- Description of the task:
Copy all the data exactly, except the pictures.

- Dataset excerpt:

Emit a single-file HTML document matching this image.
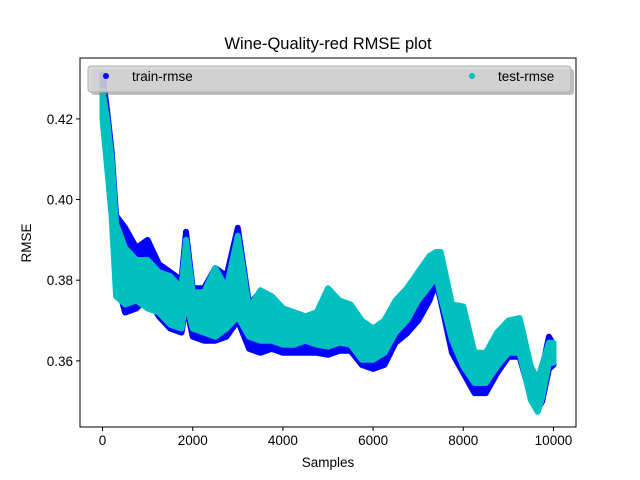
<!DOCTYPE html>
<html><head><meta charset="utf-8"><style>
body{margin:0;background:#fff}
svg{display:block;font-family:"Liberation Sans","DejaVu Sans",sans-serif}
</style></head><body>
<svg id="chart" width="640" height="480">
<rect width="640" height="480" fill="#fff"/>
<text x="328" y="49" text-anchor="middle" font-size="16.5">Wine-Quality-red RMSE plot</text>
<g id="plot"></g>
<g id="axes"></g>
<g>
<rect x="91" y="69" width="483" height="26" rx="3" fill="#7f7f7f" opacity="0.5"/>
<rect x="88" y="66" width="483" height="26" rx="3" fill="#d3d3d3" fill-opacity="0.85" stroke="#b0b0b0" stroke-width="1"/>
<circle cx="106" cy="76" r="3" fill="#0000ff"/>
<text x="132" y="81" font-size="13.5">train-rmse</text>
<circle cx="472" cy="76" r="3" fill="#00bfbf"/>
<text x="498" y="81" font-size="13.5">test-rmse</text>
</g>
</svg>
<script>
const samples = [0,100,200,300,500,750,1000,1250,1500,1750,1850,2000,2250,2500,2750,3000,3250,3500,3750,4000,4250,4500,4750,5000,5250,5500,5750,6000,6250,6500,6750,7000,7250,7400,7500,7750,8000,8250,8500,8750,9000,9250,9500,9650,9750,9900,10000];
const trainHi = [0.431,0.422,0.412,0.396,0.393,0.388,0.390,0.384,0.382,0.380,0.392,0.378,0.378,0.383,0.381,0.393,0.374,0.377,0.376,0.373,0.372,0.371,0.372,0.377,0.374,0.373,0.369,0.367,0.369,0.373,0.376,0.380,0.383,0.384,0.384,0.373,0.372,0.361,0.361,0.366,0.369,0.369,0.358,0.354,0.358,0.366,0.364];
const trainLo = [0.424,0.410,0.398,0.380,0.372,0.373,0.376,0.371,0.368,0.367,0.374,0.366,0.365,0.365,0.366,0.370,0.363,0.362,0.363,0.362,0.362,0.362,0.362,0.3615,0.3625,0.3625,0.359,0.358,0.359,0.3645,0.3668,0.370,0.375,0.3795,0.375,0.362,0.357,0.352,0.352,0.357,0.361,0.361,0.351,0.348,0.350,0.358,0.359];
const testHi = [0.427,0.420,0.410,0.394,0.388,0.385,0.385,0.382,0.381,0.378,0.390,0.377,0.377,0.383,0.378,0.391,0.373,0.3775,0.376,0.373,0.372,0.371,0.372,0.378,0.375,0.374,0.370,0.368,0.370,0.375,0.378,0.382,0.386,0.387,0.387,0.374,0.3735,0.362,0.362,0.367,0.370,0.3706,0.3586,0.3553,0.359,0.3645,0.3645];
const testLo = [0.420,0.408,0.396,0.376,0.374,0.375,0.373,0.372,0.369,0.368,0.375,0.368,0.367,0.366,0.368,0.371,0.366,0.365,0.365,0.364,0.364,0.365,0.364,0.3635,0.3645,0.364,0.3603,0.3603,0.362,0.367,0.370,0.375,0.3786,0.381,0.376,0.3652,0.3586,0.3545,0.3545,0.3586,0.362,0.362,0.3503,0.3474,0.351,0.3595,0.3595];
const xTicks = [0,2000,4000,6000,8000,10000];
const yTicks = [0.36,0.38,0.40,0.42];

const L=80,R=576,T=58,B=427, xMin=-500,xMax=10500,yMin=0.3436,yMax=0.4351;
const sx=v=>L+(v-xMin)/(xMax-xMin)*(R-L);
const sy=v=>B-(v-yMin)/(yMax-yMin)*(B-T);
const NS='http://www.w3.org/2000/svg';
const plot=document.getElementById('plot'), axes=document.getElementById('axes');
function mk(tag,attrs,parent){const e=document.createElementNS(NS,tag);for(const k in attrs)e.setAttribute(k,attrs[k]);parent.appendChild(e);return e;}
function band(hi,lo,color,name){
  let pts=samples.map((s,i)=>sx(s).toFixed(1)+','+sy(hi[i]).toFixed(1));
  for(let i=samples.length-1;i>=0;i--)pts.push(sx(samples[i]).toFixed(1)+','+sy(lo[i]).toFixed(1));
  const p=mk('polygon',{points:pts.join(' '),fill:color,stroke:color,'stroke-width':6,'stroke-linejoin':'round'},plot);
  
  
}
band(trainHi,trainLo,'#0000ff','train-rmse-series');
band(testHi,testLo,'#00bfbf','test-rmse-series');
const frame=mk('rect',{x:L,y:T,width:R-L,height:B-T,fill:'none',stroke:'#000','stroke-width':1},axes);


xTicks.forEach(t=>{
  const x=sx(t);
  mk('line',{x1:x,x2:x,y1:B,y2:B+4,stroke:'#000'},axes);
  const tx=mk('text',{x:x,y:B+18,'text-anchor':'middle','font-size':13.5},axes);
  tx.textContent=t;
  
  
});
yTicks.forEach(t=>{
  const y=sy(t);
  mk('line',{x1:L-4,x2:L,y1:y,y2:y,stroke:'#000'},axes);
  const tx=mk('text',{x:L-7,y:y+5,'text-anchor':'end','font-size':13.5},axes);
  tx.textContent=t.toFixed(2);
  
  
});
const xl=mk('text',{x:328,y:467,'text-anchor':'middle','font-size':13.5},axes);
xl.textContent='Samples';


const yl=mk('text',{x:31,y:243,'text-anchor':'middle','font-size':13.5,transform:'rotate(-90 31 243)'},axes);
yl.textContent='RMSE';


</script>
</body></html>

- Exercise solution:
Emit a single-file HTML document matching this image.
<!DOCTYPE html>
<html><head><meta charset="utf-8"><style>
body{margin:0;background:#fff}
svg{display:block;font-family:"Liberation Sans","DejaVu Sans",sans-serif}
</style></head><body>
<svg id="chart" width="640" height="480">
<rect width="640" height="480" fill="#fff"/>
<text x="328" y="49" text-anchor="middle" font-size="16.5">Wine-Quality-red RMSE plot</text>
<g id="plot"></g>
<g id="axes"></g>
<g>
<rect x="91" y="69" width="483" height="26" rx="3" fill="#7f7f7f" opacity="0.5"/>
<rect x="88" y="66" width="483" height="26" rx="3" fill="#d3d3d3" fill-opacity="0.85" stroke="#b0b0b0" stroke-width="1"/>
<circle cx="106" cy="76" r="3" fill="#0000ff"/>
<text x="132" y="81" font-size="13.5">train-rmse</text>
<circle cx="472" cy="76" r="3" fill="#00bfbf"/>
<text x="498" y="81" font-size="13.5">test-rmse</text>
</g>
</svg>
<script>
const samples = [0,100,200,300,500,750,1000,1250,1500,1750,1850,2000,2250,2500,2750,3000,3250,3500,3750,4000,4250,4500,4750,5000,5250,5500,5750,6000,6250,6500,6750,7000,7250,7400,7500,7750,8000,8250,8500,8750,9000,9250,9500,9650,9750,9900,10000];
const trainHi = [0.431,0.422,0.412,0.396,0.393,0.388,0.390,0.384,0.382,0.380,0.392,0.378,0.378,0.383,0.381,0.393,0.374,0.377,0.376,0.373,0.372,0.371,0.372,0.377,0.374,0.373,0.369,0.367,0.369,0.373,0.376,0.380,0.383,0.384,0.384,0.373,0.372,0.361,0.361,0.366,0.369,0.369,0.358,0.354,0.358,0.366,0.364];
const trainLo = [0.424,0.410,0.398,0.380,0.372,0.373,0.376,0.371,0.368,0.367,0.374,0.366,0.365,0.365,0.366,0.370,0.363,0.362,0.363,0.362,0.362,0.362,0.362,0.3615,0.3625,0.3625,0.359,0.358,0.359,0.3645,0.3668,0.370,0.375,0.3795,0.375,0.362,0.357,0.352,0.352,0.357,0.361,0.361,0.351,0.348,0.350,0.358,0.359];
const testHi = [0.427,0.420,0.410,0.394,0.388,0.385,0.385,0.382,0.381,0.378,0.390,0.377,0.377,0.383,0.378,0.391,0.373,0.3775,0.376,0.373,0.372,0.371,0.372,0.378,0.375,0.374,0.370,0.368,0.370,0.375,0.378,0.382,0.386,0.387,0.387,0.374,0.3735,0.362,0.362,0.367,0.370,0.3706,0.3586,0.3553,0.359,0.3645,0.3645];
const testLo = [0.420,0.408,0.396,0.376,0.374,0.375,0.373,0.372,0.369,0.368,0.375,0.368,0.367,0.366,0.368,0.371,0.366,0.365,0.365,0.364,0.364,0.365,0.364,0.3635,0.3645,0.364,0.3603,0.3603,0.362,0.367,0.370,0.375,0.3786,0.381,0.376,0.3652,0.3586,0.3545,0.3545,0.3586,0.362,0.362,0.3503,0.3474,0.351,0.3595,0.3595];
const xTicks = [0,2000,4000,6000,8000,10000];
const yTicks = [0.36,0.38,0.40,0.42];

const L=80,R=576,T=58,B=427, xMin=-500,xMax=10500,yMin=0.3436,yMax=0.4351;
const sx=v=>L+(v-xMin)/(xMax-xMin)*(R-L);
const sy=v=>B-(v-yMin)/(yMax-yMin)*(B-T);
const NS='http://www.w3.org/2000/svg';
const plot=document.getElementById('plot'), axes=document.getElementById('axes');
function mk(tag,attrs,parent){const e=document.createElementNS(NS,tag);for(const k in attrs)e.setAttribute(k,attrs[k]);parent.appendChild(e);return e;}
function band(hi,lo,color,name){
  let pts=samples.map((s,i)=>sx(s).toFixed(1)+','+sy(hi[i]).toFixed(1));
  for(let i=samples.length-1;i>=0;i--)pts.push(sx(samples[i]).toFixed(1)+','+sy(lo[i]).toFixed(1));
  const p=mk('polygon',{points:pts.join(' '),fill:color,stroke:color,'stroke-width':6,'stroke-linejoin':'round'},plot);
  
  
}
band(trainHi,trainLo,'#0000ff','train-rmse-series');
band(testHi,testLo,'#00bfbf','test-rmse-series');
const frame=mk('rect',{x:L,y:T,width:R-L,height:B-T,fill:'none',stroke:'#000','stroke-width':1},axes);


xTicks.forEach(t=>{
  const x=sx(t);
  mk('line',{x1:x,x2:x,y1:B,y2:B+4,stroke:'#000'},axes);
  const tx=mk('text',{x:x,y:B+18,'text-anchor':'middle','font-size':13.5},axes);
  tx.textContent=t;
  
  
});
yTicks.forEach(t=>{
  const y=sy(t);
  mk('line',{x1:L-4,x2:L,y1:y,y2:y,stroke:'#000'},axes);
  const tx=mk('text',{x:L-7,y:y+5,'text-anchor':'end','font-size':13.5},axes);
  tx.textContent=t.toFixed(2);
  
  
});
const xl=mk('text',{x:328,y:467,'text-anchor':'middle','font-size':13.5},axes);
xl.textContent='Samples';


const yl=mk('text',{x:31,y:243,'text-anchor':'middle','font-size':13.5,transform:'rotate(-90 31 243)'},axes);
yl.textContent='RMSE';


</script>
</body></html>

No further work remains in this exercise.